Towamba is a small village of around 150 people west of Eden in New South Wales, with a further hundred living in outlying areas. Towamba Public School has 21 students and an enduring tradition of community volunteering and participation, supported by an active, strong and forward-thinking Parent and Citizens Association.
In December 2019, the Border Fire took hold in the forests to the south of Towamba. Other fires blazed further west and along the coast. As the fires approached, Towamba residents acted upon the advice of authorities and enacted their bushfire survival plans. Many relocated well ahead of time to Eden and Merimbula. Then Eden was evacuated. While some volunteers and Towamba locals remained to protect their properties, others only returned home in mid-February, having been away for up to seven weeks.
In February 2020, the hills in almost every direction from Towamba were burnt, but the village was intact. Homes, shedding, pasture, fencing, animals and untold numbers of wildlife were lost in outlying areas. The bush was burnt from Eden to Towamba for 20 kms and beyond to the west as far as Bombala. School children at Towamba Public School live in areas surrounded by burnt bush, right up to the edges of their homes. Miraculous saves!
Towamba Public School students explore the impact of fire through art.
Image: Towamba Public School
Towamba families and school staff spent the holidays coping with uncertainty, displacement, smoke pollution, loss of communications and power, road closures and forced inactivity. The school opened for only two days before it became non-operational for almost two weeks due to the threat of fire and, later, flood. The school’s main priorities were to welcome students and families back into a safe, clean environment, allow students to process their experiences and maintain predictable routines.
The Fireflies art project
January 20: Volunteer art teacher Vicki McCredie invited three students for an art day. Given a choice of activities, the students chose to investigate the effects of the fires, taking photos of the area and collecting samples of bark and sticks. With guidance from Vicki, they returned and jointly painted a canvas they called ‘Joy in the Struggle’. The students discussed artistic problems and solved them together. All had to agree when the work was finished and each provided their individual style while understanding that the artwork required its own resolution.

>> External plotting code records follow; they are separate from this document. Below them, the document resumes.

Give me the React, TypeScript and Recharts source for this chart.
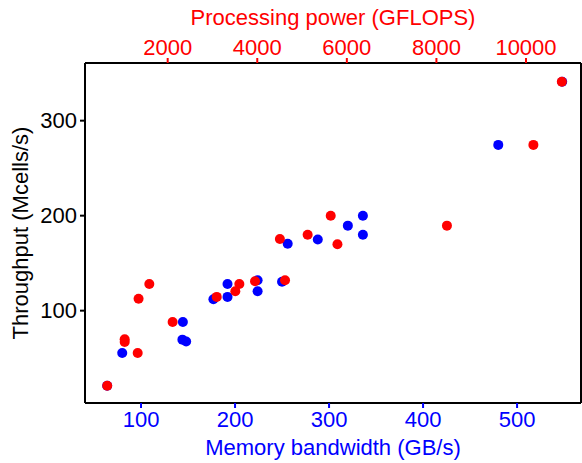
import React from 'react';
import { ScatterChart, Scatter, XAxis, YAxis } from 'recharts';

// memory bandwidth (GB/s) vs throughput, blue
const blueBandwidth = [64, 80, 148, 144, 144.5, 177, 192, 192, 224, 224, 250, 256, 288, 320, 336, 336, 480, 548];
const blueThroughput = [21, 55.5, 67.5, 69.5, 88, 112, 114.5, 128, 120.5, 132, 130.5, 170.5, 175, 189.5, 200, 180, 274.5, 341];

// processing power (GFLOPS) vs throughput, red
const redGflops = [650, 1330, 1040, 1040, 2110, 1350, 3095, 1590, 3510, 3600, 3950, 4620, 4505, 5125, 5640, 5790, 8235, 10165, 10800];
const redThroughput = [21, 55.5, 67, 70, 88, 112.5, 114.5, 128, 120.5, 128, 131, 132, 175.5, 180, 200, 170, 189.5, 274.5, 341];

const bandwidthTicks = [100, 200, 300, 400, 500];
const gflopsTicks = [2000, 4000, 6000, 8000, 10000];
const throughputTicks = [100, 200, 300];

const BLUE = '#0000ff';
const RED = '#ff0000';
const FONT = '"Liberation Sans", Arial, sans-serif';

const blueData = blueBandwidth.map((bw, i) => ({ bw, tp: blueThroughput[i] }));
const redData = redGflops.map((gf, i) => ({ gf, tp: redThroughput[i] }));

const dot = (color: string) => (props: any) => (
  <circle cx={props.cx} cy={props.cy} r={5} fill={color} />
);

export default function App() {
  return (
    <div style={{ position: 'absolute', left: 0, top: 0, fontFamily: FONT }}>
      <ScatterChart width={582} height={463} margin={{ top: 0, right: 0, bottom: 0, left: 0 }}>
        <XAxis
          xAxisId="bottom"
          type="number"
          dataKey="bw"
          orientation="bottom"
          domain={[40.4, 568]}
          ticks={bandwidthTicks}
          allowDataOverflow
          height={60}
          tickSize={5}
          tickMargin={3}
          axisLine={{ stroke: '#000', strokeWidth: 2 }}
          tickLine={{ stroke: BLUE, strokeWidth: 2 }}
          tick={{ fill: BLUE, fontSize: 22, fontFamily: FONT }}
          label={{ value: 'Memory bandwidth (GB/s)', position: 'insideBottom', offset: 8, fill: BLUE, fontSize: 22, fontFamily: FONT }}
        />
        <XAxis
          xAxisId="top"
          type="number"
          dataKey="gf"
          orientation="top"
          domain={[154, 11228]}
          ticks={gflopsTicks}
          allowDataOverflow
          height={63}
          tickSize={5}
          tickMargin={3}
          axisLine={{ stroke: '#000', strokeWidth: 2 }}
          tickLine={{ stroke: RED, strokeWidth: 2 }}
          tick={{ fill: RED, fontSize: 22, fontFamily: FONT }}
          label={{ value: 'Processing power (GFLOPS)', position: 'insideTop', offset: 9, fill: RED, fontSize: 22, fontFamily: FONT }}
        />
        <YAxis
          yAxisId="tp"
          type="number"
          dataKey="tp"
          domain={[2.8, 360.7]}
          ticks={throughputTicks}
          allowDataOverflow
          width={85}
          tickSize={5}
          tickMargin={3}
          axisLine={{ stroke: '#000', strokeWidth: 2 }}
          tickLine={{ stroke: '#000', strokeWidth: 2 }}
          tick={{ fill: '#000', fontSize: 22, fontFamily: FONT }}
          label={{ value: 'Throughput (Mcells/s)', angle: -90, position: 'insideLeft', offset: 20, fill: '#000', fontSize: 22, fontFamily: FONT, style: { textAnchor: 'middle' } }}
        />
        <YAxis
          yAxisId="frame"
          orientation="right"
          type="number"
          domain={[0, 1]}
          width={1}
          tick={false}
          tickLine={false}
          axisLine={{ stroke: '#000', strokeWidth: 2 }}
        />
        <Scatter
          data={blueData}
          xAxisId="bottom"
          yAxisId="tp"
          fill={BLUE}
          shape={dot(BLUE)}
          isAnimationActive={false}
        />
        <Scatter
          data={redData}
          xAxisId="top"
          yAxisId="tp"
          fill={RED}
          shape={dot(RED)}
          isAnimationActive={false}
        />
      </ScatterChart>
    </div>
  );
}
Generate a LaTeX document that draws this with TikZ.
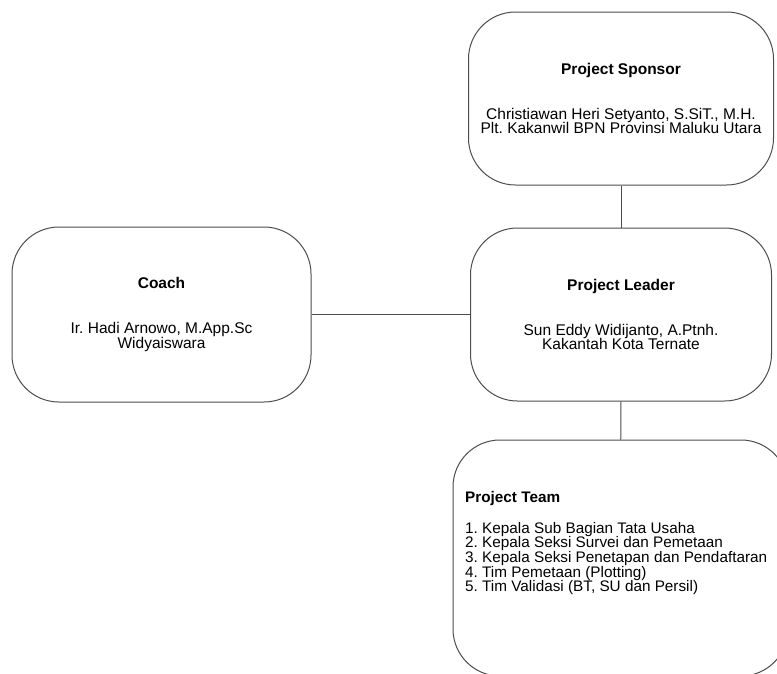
\documentclass[tikz,border=0pt]{standalone}
\usepackage{fontspec}
\setmainfont{Liberation Sans}
\usetikzlibrary{calc}
\frenchspacing
\newcommand{\boxfont}[1]{\fontsize{#1}{14.6}\selectfont\lineskiplimit=-10pt\relax}

\begin{document}
\begin{tikzpicture}[x=1pt, y=-1pt,
		box/.style={draw=black!70, line width=1pt, rounded corners=47pt, align=center, inner sep=0pt, font=\boxfont{15.5}},
		link/.style={draw=black!70, line width=1pt}]
		%%%%% START %%%%%
		
		\useasboundingbox (0, 0) rectangle (777, 673);
		\clip (0, 0) rectangle (777, 673);
		
		\node[box, minimum width=305pt, minimum height=173pt] (sponsor) at (621, 98.5) {\textbf{Project Sponsor}\\[30.5pt]Christiawan Heri Setyanto, S.SiT., M.H.\\Plt. Kakanwil BPN Provinsi Maluku Utara};
		\node[box, minimum width=301pt, minimum height=173pt] (leader) at (621, 314.5) {\textbf{Project Leader}\\[30.5pt]Sun Eddy Widijanto, A.Ptnh.\\Kakantah Kota Ternate};
		\node[box, minimum width=299pt, minimum height=175pt] (coach) at (161.5, 314.5) {\textbf{Coach}\\[30.5pt]Ir. Hadi Arnowo, M.App.Sc\\Widyaiswara};
		
		\node[box, minimum width=335pt, minimum height=236pt] (team) at (620.5, 558) {};
		\node[align=left, inner sep=0pt, anchor=north west, font=\boxfont{15.3}] (teamtxt) at (465, 491) {\textbf{Project Team}\\[16.4pt]1. Kepala Sub Bagian Tata Usaha\\2. Kepala Seksi Survei dan Pemetaan\\3. Kepala Seksi Penetapan dan Pendaftaran\\4. Tim Pemetaan (Plotting)\\5. Tim Validasi (BT, SU dan Persil)};
		
		\draw[link] (sponsor) -- (leader);
		\draw[link] (coach) -- (leader);
		\draw[link] (leader) -- (team);
		
		%%%%% END %%%%%
\end{tikzpicture}
\end{document}
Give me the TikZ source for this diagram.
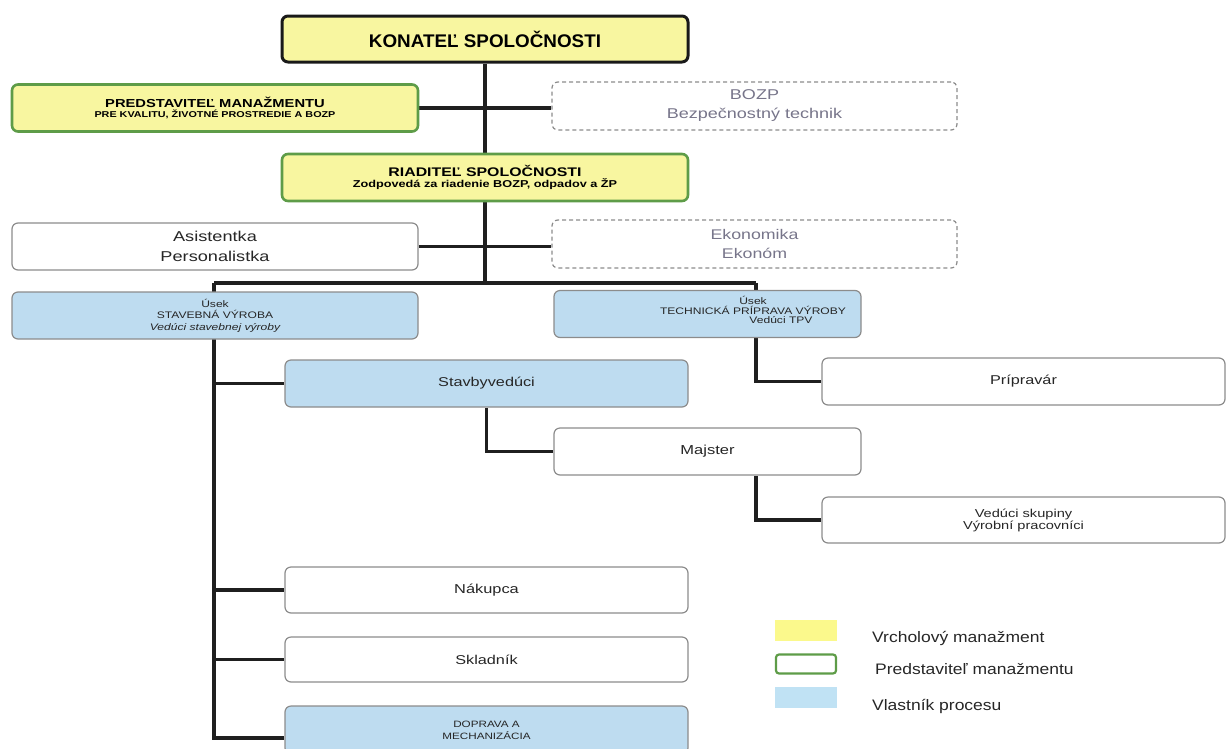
\documentclass[tikz,border=0pt]{standalone}
\usepackage{fontspec}
\setmainfont{Liberation Sans}[FakeStretch=1.27]
\newfontfamily\legf{Liberation Sans}[FakeStretch=1.15]
\newfontfamily\plainf{Liberation Sans}[FakeStretch=1.03]
\usetikzlibrary{backgrounds}
\definecolor{yfill}{HTML}{F8F6A0}
\definecolor{bfill}{HTML}{BEDCF0}
\definecolor{gborder}{HTML}{5E9C48}
\definecolor{txtgray}{HTML}{77758A}
\definecolor{lyel}{HTML}{FBF98C}
\definecolor{lblu}{HTML}{C0E2F4}
\tikzset{
  bx/.style={draw=black!45, line width=1.2pt, rounded corners=6pt, fill=white, align=center, inner sep=0pt, text=black!85},
  yel/.style={bx, fill=yfill, draw=gborder, line width=2.6pt, text=black},
  dbx/.style={bx, dashed, draw=black!45, dash pattern=on 4pt off 3pt, text=txtgray},
  blu/.style={bx, fill=bfill},
  conn/.style={line width=3.8pt, black!88},
  wide/.style={minimum width=406pt},
  mid/.style={minimum width=307pt},
  leg/.style={anchor=west, font=\legf\fontsize{15.2}{17}\selectfont, text=black!85, inner sep=0pt},
}
\begin{document}
\begin{tikzpicture}[x=1pt,y=-1pt]
\clip (0,0) rectangle (1227,748);
% nodes
\node[yel, draw=black!90, line width=3pt, wide, minimum height=46pt, font=\plainf\bfseries\fontsize{18.3}{20}\selectfont] (kon) at (485,39) {KONATEĽ SPOLOČNOSTI};
\node[yel, wide, minimum height=47pt, font=\fontsize{10}{10.5}\selectfont] (pred) at (215,108) {{\bfseries\fontsize{11.6}{12}\selectfont PREDSTAVITEĽ MANAŽMENTU}\\{\bfseries\fontsize{8.5}{9}\selectfont PRE KVALITU, ŽIVOTNÉ PROSTREDIE A BOZP}};
\node[dbx, minimum width=405pt, minimum height=48pt, font=\fontsize{14.2}{19}\selectfont] (bozp) at (754.5,106) {BOZP\\Bezpečnostný technik};
\node[yel, wide, minimum height=47pt, font=\fontsize{10}{11.5}\selectfont] (riad) at (485,177.5) {{\bfseries\fontsize{12.5}{13}\selectfont RIADITEĽ SPOLOČNOSTI}\\{\bfseries\fontsize{10}{11}\selectfont Zodpovedá za riadenie BOZP, odpadov a ŽP}};
\node[bx, wide, minimum height=47pt, font=\fontsize{14.3}{19.5}\selectfont] (asis) at (215,246.5) {Asistentka\\Personalistka};
\node[dbx, minimum width=405pt, minimum height=48pt, font=\fontsize{14}{19.5}\selectfont] (ekon) at (754.5,244) {Ekonomika\\Ekonóm};
\node[blu, wide, minimum height=47pt, font=\fontsize{9.5}{11.5}\selectfont] (stav) at (215,315.5) {Úsek\\STAVEBNÁ VÝROBA\\\itshape Vedúci stavebnej výroby};
\node[blu, mid, minimum height=47pt] (tech) at (707.5,314) {};
\node[inner sep=0pt, align=center, text=black!85, font=\fontsize{9.5}{9.8}\selectfont] (techt) at (753,310) {Úsek\\TECHNICKÁ PRÍPRAVA VÝROBY\\\hspace*{56pt}Vedúci TPV};
\node[blu, minimum width=403pt, minimum height=47pt, font=\fontsize{12.8}{16}\selectfont] (stbv) at (486.5,383.5) {Stavbyvedúci};
\node[bx, minimum width=403pt, minimum height=47pt, font=\fontsize{12.8}{16}\selectfont] (prip) at (1023.5,381.5) {Prípravár};
\node[bx, mid, minimum height=47pt, font=\fontsize{13}{16}\selectfont] (majs) at (707.5,451.5) {Majster};
\node[bx, minimum width=403pt, minimum height=46pt, font=\fontsize{11.5}{12}\selectfont] (vedu) at (1023.5,520) {Vedúci skupiny\\Výrobní pracovníci};
\node[bx, minimum width=403pt, minimum height=46pt, font=\fontsize{12.9}{16}\selectfont] (naku) at (486.5,590) {Nákupca};
\node[bx, minimum width=403pt, minimum height=45pt, font=\fontsize{12.8}{16}\selectfont] (skla) at (486.5,659.5) {Skladník};
\node[blu, minimum width=403pt, minimum height=48pt, font=\fontsize{9.2}{12}\selectfont] (dopr) at (486.5,730) {DOPRAVA A\\MECHANIZÁCIA};
% legend
\node[fill=lyel, minimum width=62pt, minimum height=21pt, inner sep=0pt] (l1) at (806,630.5) {};
\node[draw=gborder, line width=2.2pt, rounded corners=3pt, fill=white, minimum width=60pt, minimum height=19pt, inner sep=0pt] (l2) at (806,664) {};
\node[fill=lblu, minimum width=62pt, minimum height=21pt, inner sep=0pt] (l3) at (806,697) {};
\node[leg] (t1) at (872,638) {Vrcholový manažment};
\node[leg] (t2) at (875,669) {Predstaviteľ manažmentu};
\node[leg] (t3) at (872,706) {Vlastník procesu};
% connectors
\begin{pgfonlayer}{background}
\coordinate (jc) at (485,283);
\coordinate (jl) at (214,283);
\coordinate (jr) at (756,283);
\draw[conn] (kon.south) -- (jc);
\draw[conn] (pred.east) -- (pred.east -| bozp.west);
\draw[conn] (asis.east) -- (asis.east -| ekon.west);
\draw[conn] (jl) -- (jr);
\draw[conn] (jr) -- (tech.north -| jr);
\draw[conn] (tech.south -| jr) |- (prip.west);
\draw[conn] (jl) |- ([yshift=-8pt]dopr.west);
\draw[conn] (jl) |- (stbv.west);
\draw[conn] (jl) |- (naku.west);
\draw[conn] (jl) |- (skla.west);
\draw[conn] (stbv.south) |- (majs.west);
\draw[conn] (majs.south -| jr) |- (vedu.west);
\end{pgfonlayer}
\end{tikzpicture}
\end{document}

The result was an extraordinary success. Each contributor experienced the joy of sharing ideas, laughter, paint, food, cups of tea and even the critiquing of their contribution to the finished painting. The awe and delighted reactions of their parents, friends and peers to the artwork lifted the artists’ confidence.
February 2: Vicki invited two students to make a thank you sign for the fire, forestry and park volunteers. The sign was taken to the homes of the village children who each added personal touches.
February 10: Vicki invited three more students to the art project. After looking at photos collected of the fires, sun and the sky colours, more artworks were created.
February 11: Four more students turned up and began the largest painting, not yet finished.
‘Joy in the struggle’ produced by Towamba Public School students in response to the December 2019 Border Fire.
Image: Towamba Public School
Towamba teacher, Nicola Grant, was sent images of the students’ work and discussed the option of developing a program for the whole school. The Fireflies art project was born.
The students are the leaders of the project. Initial photos taken by students and parents have accompanied their children into the burnt areas. Students are creating works from their own experiences and sharing their stories by displaying the works. They listen to feedback from friends and family and are eager to continue on to their next creation.
As the project progresses, students intend to write poems and stories to accompany their artworks in an exhibition, alongside additional images contributed by the local community.
These children are keen observers. They are quick to tell you that not all the bush was burnt, that trees are sprouting, that things grow better after a fire. The children chat comfortably because the school environment is one where they feel loved and safe.
The type of language used has high impact upon how people respond. It is the time to talk about rebuilding, regrowth and renewal – words that encompass change – rather than recovery. The young people in Towamba are showing the way and telling us to change. By seeing children confidently and creatively tell the story of the fires with a focus on renewal, the community is inspired.